El pasado domingo un nutrido grupo de sus viejos amigos, otro más notorio aun de quienes fueron miembros de mis gabinetes como alcalde, me acompañaron a decir adiós a un personaje demasiado tulueño, demasiado vertical en sus actitudes y sobradamente leal como fue Hernando Vicente Escobar.
Durante 36 años, desde cuando fui alcalde por primera vez en 1988, Hernando Vicente fue el ayudante mayor de mi oficio de escribir, como alcalde, como gobernador, pero fundamentalmente como escritor.
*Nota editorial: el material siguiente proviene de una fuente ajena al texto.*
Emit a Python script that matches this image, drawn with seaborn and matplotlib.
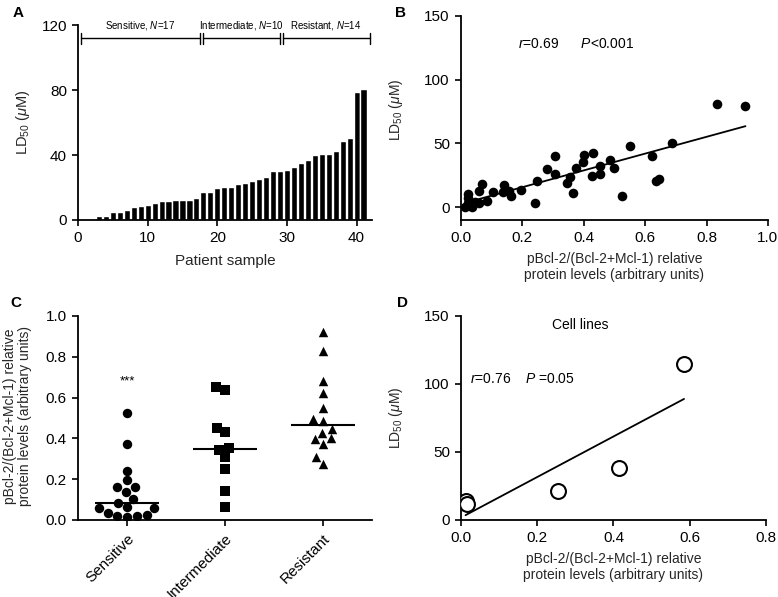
import numpy as np
import pandas as pd
import matplotlib
matplotlib.use("Agg")
import matplotlib.pyplot as plt
import seaborn as sns

# Panel A: LD50 per patient sample, sorted
ld50_sorted = [0.3, 0.6, 2.7, 2.7, 4.7, 4.7, 6.0, 7.8, 8.6, 9.4,
               10.2, 11.8, 11.8, 12.6, 12.6, 12.6, 13.3, 17.3, 17.3, 19.4,
               20.6, 20.6, 22.0, 23.0, 24.3, 25.5, 26.7, 30.2, 30.2, 30.6,
               32.4, 35.0, 37.0, 40.2, 40.8, 40.8, 42.6, 48.5, 50.6, 79.0, 80.4]
samples = list(range(1, len(ld50_sorted) + 1))
group_names = ["Sensitive", "Intermediate", "Resistant"]
group_n = [17, 10, 14]

# Panel B: ratio vs LD50 (patients)
ratio_b = [0.835, 0.927, 0.689, 0.621, 0.637, 0.645, 0.550, 0.525, 0.498, 0.487,
           0.454, 0.454, 0.427, 0.431, 0.400, 0.398, 0.374, 0.366, 0.355, 0.344,
           0.306, 0.306, 0.279, 0.248, 0.241, 0.194, 0.162, 0.157, 0.140, 0.138,
           0.103, 0.084, 0.067, 0.060, 0.060, 0.046, 0.035, 0.024, 0.022, 0.022, 0.013]
ld50_b = [80.6, 79.3, 50.6, 40.4, 20.6, 21.9, 48.3, 9.1, 30.5, 37.0,
          32.6, 26.1, 24.5, 42.3, 41.0, 35.2, 30.5, 11.5, 23.5, 19.3,
          40.4, 26.1, 30.0, 20.9, 3.1, 13.6, 8.9, 13.0, 17.5, 12.3,
          12.3, 5.0, 18.3, 12.8, 3.1, 4.4, 0.0, 10.4, 7.0, 3.0, 0.0]

# Panel C: ratio by group
sensitive = [0.523, 0.371, 0.242, 0.195, 0.160, 0.160, 0.137, 0.103, 0.082,
             0.057, 0.057, 0.065, 0.033, 0.021, 0.016, 0.021, 0.025]
intermediate = [0.650, 0.637, 0.452, 0.430, 0.355, 0.343, 0.307, 0.248, 0.144, 0.065]
resistant = [0.923, 0.828, 0.683, 0.624, 0.547, 0.493, 0.487, 0.446,
             0.425, 0.397, 0.400, 0.372, 0.307, 0.274]

# Panel D: cell lines
ratio_d = [0.012, 0.015, 0.255, 0.415, 0.585]
ld50_d = [14.2, 11.5, 21.3, 38.5, 114.5]

sns.set_style("ticks")
plt.rcParams["font.family"] = ["Liberation Sans", "DejaVu Sans"]
plt.rcParams["mathtext.fontset"] = "custom"
plt.rcParams["mathtext.rm"] = "Liberation Sans"
plt.rcParams["mathtext.it"] = "Liberation Sans:italic"
plt.rcParams["mathtext.bf"] = "Liberation Sans:bold"
plt.rcParams["axes.linewidth"] = 1.3
plt.rcParams["xtick.major.width"] = 1.2
plt.rcParams["ytick.major.width"] = 1.2
plt.rcParams["xtick.major.size"] = 4.5
plt.rcParams["ytick.major.size"] = 4.5
plt.rcParams["xtick.labelsize"] = 11
plt.rcParams["ytick.labelsize"] = 11
plt.rcParams["axes.labelsize"] = 10
plt.rcParams["text.color"] = "black"
plt.rcParams["axes.edgecolor"] = "black"
plt.rcParams["xtick.color"] = "black"
plt.rcParams["ytick.color"] = "black"

fig = plt.figure(figsize=(7.78, 5.97), dpi=100)
axA = fig.add_axes([0.1003, 0.6315, 0.3777, 0.3265])
axB = fig.add_axes([0.5925, 0.6315, 0.3945, 0.3422])
axC = fig.add_axes([0.1003, 0.129, 0.3777, 0.3417])
axD = fig.add_axes([0.5925, 0.129, 0.3921, 0.3417])

ld50_label = r"LD$_{\mathrm{50}}$ ($\mu$M)"
ratio_label = "pBcl-2/(Bcl-2+Mcl-1) relative\nprotein levels (arbitrary units)"

# ---- A ----
dfA = pd.DataFrame({"sample": samples, "ld50": ld50_sorted})
sns.barplot(data=dfA, x="sample", y="ld50", native_scale=True, color="black",
            width=0.88, saturation=1, errorbar=None, ax=axA)
axA.set_xlim(0, 42.2)
axA.set_ylim(0, 120)
axA.set_xticks([0, 10, 20, 30, 40])
axA.set_yticks([0, 40, 80, 120])
axA.set_xlabel("Patient sample", fontsize=11)
axA.set_ylabel(ld50_label, fontsize=10.5)
axA.xaxis.set_label_coords(0.5, -0.175)
axA.yaxis.set_label_coords(-0.158, 0.5)

# group brackets
segs = [(0.45, 17.55), (17.95, 29.0), (29.4, 41.9)]
label_x = [8.9, 23.4, 35.6]
for (a, b), name, n, lx in zip(segs, group_names, group_n, label_x):
    axA.plot([a, b], [112, 112], color="black", lw=1.0, clip_on=False)
    axA.plot([a, a], [108.6, 115.4], color="black", lw=1.0, clip_on=False)
    axA.plot([b, b], [108.6, 115.4], color="black", lw=1.0, clip_on=False)
    axA.text(lx, 120, name + r", $N$=" + str(n), ha="center", va="center", fontsize=7)

# ---- B ----
sns.scatterplot(x=ratio_b, y=ld50_b, color="black", s=48, edgecolor="black",
                linewidth=0, ax=axB, zorder=3)
sns.regplot(x=ratio_b, y=ld50_b, scatter=False, ci=None, color="black",
            line_kws={"lw": 1.3}, ax=axB)
axB.set_xlim(0, 1.0)
axB.set_ylim(-10, 150)
axB.set_xticks(np.arange(0, 1.01, 0.2))
axB.set_xticklabels([f"{v:.1f}" for v in np.arange(0, 1.01, 0.2)])
axB.set_yticks([0, 50, 100, 150])
axB.set_xlabel(ratio_label, linespacing=1.2)
axB.set_ylabel(ld50_label)
axB.xaxis.set_label_coords(0.5, -0.155)
axB.yaxis.set_label_coords(-0.182, 0.54)
axB.text(0.185, 128, r"$r$=0.69      $P$<0.001", ha="left", va="center", fontsize=10)

# ---- C ----
markers = ["o", "s", "^"]
sizes = [6.8, 6.5, 6.8]
for name, vals, m, sz in zip(group_names, [sensitive, intermediate, resistant], markers, sizes):
    sns.swarmplot(x=[name] * len(vals), y=vals, order=group_names, marker=m,
                  color="black", size=sz, ax=axC)
for i, vals in enumerate([sensitive, intermediate, resistant]):
    axC.hlines(np.median(vals), i - 0.33, i + 0.33, color="black", lw=1.5, zorder=4)
axC.text(0, 0.68, "***", ha="center", va="center", fontsize=9.5)
axC.set_xlim(-0.5, 2.5)
axC.set_ylim(0, 1.0)
axC.set_yticks(np.arange(0, 1.01, 0.2))
axC.set_yticklabels([f"{v:.1f}" for v in np.arange(0, 1.01, 0.2)])
axC.set_xticks([0, 1, 2])
axC.set_xticklabels(group_names, rotation=45, ha="right", rotation_mode="anchor")
axC.set_xlabel("")
axC.set_ylabel(ratio_label, linespacing=1.1)
axC.yaxis.set_label_coords(-0.156, 0.51)

# ---- D ----
sns.scatterplot(x=ratio_d, y=ld50_d, marker="o", s=115, facecolor="white",
                edgecolor="black", linewidth=1.5, ax=axD, zorder=3)
sns.regplot(x=ratio_d, y=ld50_d, scatter=False, ci=None, color="black",
            line_kws={"lw": 1.3}, ax=axD)
axD.set_xlim(0, 0.8)
axD.set_ylim(0, 150)
axD.set_xticks(np.arange(0, 0.81, 0.2))
axD.set_xticklabels([f"{v:.1f}" for v in np.arange(0, 0.81, 0.2)])
axD.set_yticks([0, 50, 100, 150])
axD.set_xlabel(ratio_label, linespacing=1.2)
axD.set_ylabel(ld50_label)
axD.xaxis.set_label_coords(0.5, -0.155)
axD.yaxis.set_label_coords(-0.184, 0.5)
axD.text(0.025, 104, r"$r$=0.76    $P$ =0.05", ha="left", va="center", fontsize=10)
axD.text(0.312, 143.4, "Cell lines", ha="center", va="center", fontsize=10)

for ax in [axA, axB, axC, axD]:
    sns.despine(ax=ax)

# panel letters
for lab, x, y in [("A", 13, 6), ("B", 395, 6), ("C", 10, 296), ("D", 397, 296)]:
    fig.text(x / 778, 1 - y / 597, lab, ha="left", va="top", fontsize=11, fontweight="bold")

fig.savefig("out.png", dpi=100)
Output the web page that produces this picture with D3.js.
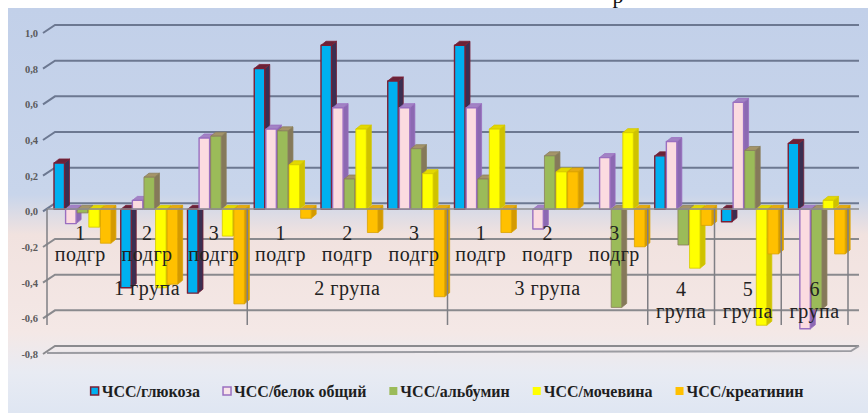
<!DOCTYPE html>
<html>
<head>
<meta charset="utf-8">
<script src="https://cdn.jsdelivr.net/npm/d3@7"></script>
<style>
  html, body { margin: 0; padding: 0; background: #ffffff; }
  svg { display: block; }
  .serif { font-family: "Liberation Serif", "Times New Roman", "DejaVu Serif", serif; }
</style>
</head>
<body>
<svg id="chart" width="868" height="413"></svg>
<script>
// ---- data ----
const groupNames = ["1 група", "2 група", "3 група", "4 група", "5 група", "6 група"];
const subgroupNames = ["1 подгр", "2 подгр", "3 подгр",
                       "1 подгр", "2 подгр", "3 подгр",
                       "1 подгр", "2 подгр", "3 подгр",
                       "", "", ""];
const categoryGroup = [0, 0, 0, 1, 1, 1, 2, 2, 2, 3, 4, 5];
const seriesNames = ["ЧСС/глюкоза", "ЧСС/белок общий", "ЧСС/альбумин", "ЧСС/мочевина", "ЧСС/креатинин"];
const glucose      = [ 0.26, -0.44, -0.47,  0.79,  0.92,  0.72,  0.92,  0.00,  0.00,  0.30, -0.07,  0.37];
const totalProtein = [-0.08,  0.05,  0.40,  0.45,  0.57,  0.57,  0.57, -0.11,  0.29,  0.38,  0.60, -0.67];
const albumin      = [-0.02,  0.18,  0.41,  0.44,  0.17,  0.34,  0.17,  0.30, -0.55, -0.20,  0.33, -0.56];
const urea         = [-0.10, -0.44, -0.15,  0.25,  0.45,  0.20,  0.45,  0.21,  0.43, -0.33, -0.65,  0.05];
const creatinine   = [-0.19, -0.42, -0.53, -0.05, -0.13, -0.49, -0.13,  0.21, -0.21, -0.09, -0.25, -0.25];
const tickValues = [-0.8, -0.6, -0.4, -0.2, 0, 0.2, 0.4, 0.6, 0.8, 1.0];

const seriesValues = [glucose, totalProtein, albumin, urea, creatinine];

// ---- styles ----
const barStyles = [
  { front: "#00b0f0", side: "#3a2f52", top: "#6a2238", stroke: "#7a1f35" },
  { front: "#fbdbe0", side: "#8c69b2", top: "#a283c4", stroke: "#9a6fc0" },
  { front: "#9bbb59", side: "#85795a", top: "#a49469", stroke: "#8a7f5c" },
  { front: "#ffff00", side: "#cfc200", top: "#e3d800", stroke: "#d4c800" },
  { front: "#ffc000", side: "#d49a00", top: "#e6ab10", stroke: "#dba200" }
];
const legendStyles = [
  { fill: "#00b0f0", stroke: "#7a1f35" },
  { fill: "#f8e4ea", stroke: "#9a6fc0" },
  { fill: "#9bbb59", stroke: "none" },
  { fill: "#ffff00", stroke: "none" },
  { fill: "#ffc000", stroke: "none" }
];

const svg = d3.select("#chart");

// ---- background ----
const defs = svg.append("defs");
const bg = defs.append("linearGradient").attr("id", "bgGrad")
  .attr("x1", 0).attr("y1", 0).attr("x2", 0).attr("y2", 1);
[["0%", "#c2d0e9"], ["46%", "#c8d5eb"], ["56%", "#f1e2df"], ["80%", "#f4e8e6"],
 ["90%", "#e8ebf3"], ["100%", "#dfe6f2"]].forEach(([o, c]) =>
  bg.append("stop").attr("offset", o).attr("stop-color", c));

svg.append("rect").attr("x", 0).attr("y", 0).attr("width", 868).attr("height", 413).attr("fill", "#ffffff");
svg.append("rect").attr("x", 8).attr("y", 8).attr("width", 860).attr("height", 405).attr("fill", "url(#bgGrad)");

// tail of the heading above the chart
svg.append("text").attr("class", "serif").attr("x", 618).attr("y", 3).attr("text-anchor", "middle")
  .attr("font-size", 22).attr("fill", "#111").text("р");

// ---- scales ----
const categoryKeys = d3.range(subgroupNames.length).map(String);
const x0 = d3.scaleBand().domain(categoryKeys).range([47, 848]).padding(0);
const x1 = d3.scaleBand().domain(seriesNames).range([7, 65]).padding(0);
const yLabel = d3.scaleLinear().domain([-0.8, 1.0]).range([354, 33]);
const yBar = d3.scaleLinear().domain([-0.8, 1.0]).range([352, 31]);
const yBack = d3.scaleLinear().domain([-0.8, 1.0]).range([346, 25]);

// ---- back-wall gridlines ----
const grid = svg.append("g");
tickValues.filter(v => v > -0.8).forEach(v => {
  grid.append("path")
    .attr("d", `M43,${yLabel(v)} L55,${yBack(v)} L859,${yBack(v)}`)
    .attr("fill", "none").attr("stroke", v >= 0 ? "#6c7891" : "#8a8a8e")
    .attr("stroke-width", 2);
});
// floor
grid.append("path").attr("d", `M43,${yLabel(-0.8)} L55,${yBack(-0.8)} L859,${yBack(-0.8)}`)
  .attr("fill", "none").attr("stroke", "#8a8a8e").attr("stroke-width", 2);
grid.append("path").attr("d", `M47,${yLabel(-0.8) - 1} L851,${yLabel(-0.8) - 3} L859,${yBack(-0.8)}`)
  .attr("fill", "none").attr("stroke", "#9c9ca2").attr("stroke-width", 2);

// ---- value axis labels ----
const fmt = d => d3.format(".1f")(d).replace(".", ",").replace("\u2212", "-");
const yAxis = svg.append("g").attr("transform", "translate(38,0)")
  .call(d3.axisLeft(yLabel).tickValues(tickValues).tickFormat(fmt).tickSize(0).tickPadding(0));
yAxis.select(".domain").remove();
yAxis.attr("font-family", null);
yAxis.selectAll("text").attr("class", "serif").attr("font-size", 10.5)
  .attr("font-weight", "bold").attr("fill", "#5a5a5a");

// ---- 3-D columns ----
const dx = 5, dy = 4, bw = 10.5;
const bars = svg.append("g");
categoryKeys.forEach((key, i) => {
  seriesNames.forEach((name, s) => {
    const v = seriesValues[s][i];
    if (v === 0) return;
    const st = barStyles[s];
    const x = x0(key) + x1(name);
    const y0 = yBar(0), yv = yBar(v);
    const top = Math.min(y0, yv), bottom = Math.max(y0, yv);
    const g = bars.append("g").attr("stroke", st.stroke).attr("stroke-width", 0.8)
      .attr("stroke-linejoin", "round");
    g.append("path").attr("fill", st.side)
      .attr("d", `M${x + bw},${top} L${x + bw + dx},${top - dy} L${x + bw + dx},${bottom - dy} L${x + bw},${bottom} Z`);
    g.append("path").attr("fill", st.top)
      .attr("d", `M${x},${top} L${x + dx},${top - dy} L${x + bw + dx},${top - dy} L${x + bw},${top} Z`);
    g.append("rect").attr("x", x).attr("y", top).attr("width", bw).attr("height", bottom - top)
      .attr("fill", st.front).attr("stroke-width", s < 2 ? 1.4 : 0.8);
  });
});

// ---- category axis (two levels) ----
const axisG = svg.append("g");
const axisY = 209;
axisG.append("line").attr("x1", 47).attr("x2", 859).attr("y1", axisY).attr("y2", axisY)
  .attr("stroke", "#8c8c90").attr("stroke-width", 1.5);

const groupSpans = groupNames.map((name, g) => {
  const idx = categoryGroup.map((c, i) => c === g ? i : -1).filter(i => i >= 0);
  const a = x0(String(idx[0]));
  const b = x0(String(idx[idx.length - 1])) + x0.bandwidth();
  return { name, a, b, count: idx.length };
});
const boundaries = Array.from(new Set(groupSpans.flatMap(d => [d.a, d.b])));
boundaries.forEach(bx => {
  axisG.append("line").attr("x1", bx).attr("x2", bx).attr("y1", axisY).attr("y2", 325)
    .attr("stroke", "#7f7f84").attr("stroke-width", 1.5);
});

function label(x, y, str) {
  axisG.append("text").attr("class", "serif").attr("x", x).attr("y", y)
    .attr("text-anchor", "middle").attr("font-size", 20).attr("letter-spacing", 0.5)
    .attr("fill", "#222222").text(str);
}
categoryKeys.forEach((key, i) => {
  const lbl = subgroupNames[i];
  if (!lbl) return;
  const parts = lbl.split(" ");
  const cx = x0(key) + x0.bandwidth() / 2;
  label(cx, 240, parts[0]);
  label(cx, 261, parts[1]);
});
groupSpans.forEach(d => {
  const cx = (d.a + d.b) / 2;
  if (d.count > 1) {
    label(cx, 295, d.name);
  } else {
    const parts = d.name.split(" ");
    label(cx, 296, parts[0]);
    label(cx, 318, parts[1]);
  }
});

// ---- legend ----
const legend = svg.append("g");
const items = seriesNames.map((name, s) => {
  const g = legend.append("g");
  g.append("rect").attr("x", 0).attr("y", -10).attr("width", 8).attr("height", 8)
    .attr("fill", legendStyles[s].fill).attr("stroke", legendStyles[s].stroke).attr("stroke-width", 1.5);
  const t = g.append("text").attr("class", "serif").attr("x", 11).attr("y", 0)
    .attr("font-size", 16).attr("font-weight", "bold")
    .attr("fill", "#1e1e1e").text(name);
  return { g, w: 11 + t.node().getComputedTextLength() };
});
const gap = 23;
const total = d3.sum(items, d => d.w) + gap * (items.length - 1);
let lx = 447 - total / 2;
items.forEach(d => { d.g.attr("transform", `translate(${lx},397)`); lx += d.w + gap; });
</script>
</body>
</html>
El fue el digitador de todos los libros que desde entonces escribí y publiqué. Como tal entonces, con la misma facilidad y respeto conque me corregía las fallas protuberantes en que caía con mi narrativa desbocada, se carcajeaba apuntalado con humor sarcástico y su sapiencia cultural.
Hubo muchas cosas de él que nunca contó y que yo preferí no insistir en averiguar. Con la dignidad de monje trapense, abrumado por el perfil del benedictino, vivió los últimos 50 años de su vida con su padre y sus tías solteronas y cuando uno a una les llevó hasta el cementerio, se quedó solo en la frialdad de su casa del Alvernia. Sabía de montajes digitales y de impresos antiguos y modernos.
Escribió y publicó más de un folleto promocional y nos dejó un hermoso libro “Recuerdos Tulueños” que lo entronizó como lo que siempre fue: un testigo excepcional de una ciudad que amó y defendió con ahínco. Glotón excelso, evitó con magia su diabetes y le mamó gallo a sus riñones averiados y a la creatinina para poder seguir saboreando los platos de aquí y allá. Acatando su postrera prohibición, me abstuve de hablar en su funeral.
Ahora que siento dura su ausencia pienso que él sabía que no podría haberlo hecho porque hubiese estallado en ese llanto contenido que estoy guardando desde cuando me dijo que su tumor era canceroso pero que se iba a someter a la esperanza inaudita de la quimio. No podía oponerme. Era su vida y la afrontó como mejor creyó que debía hacerlo.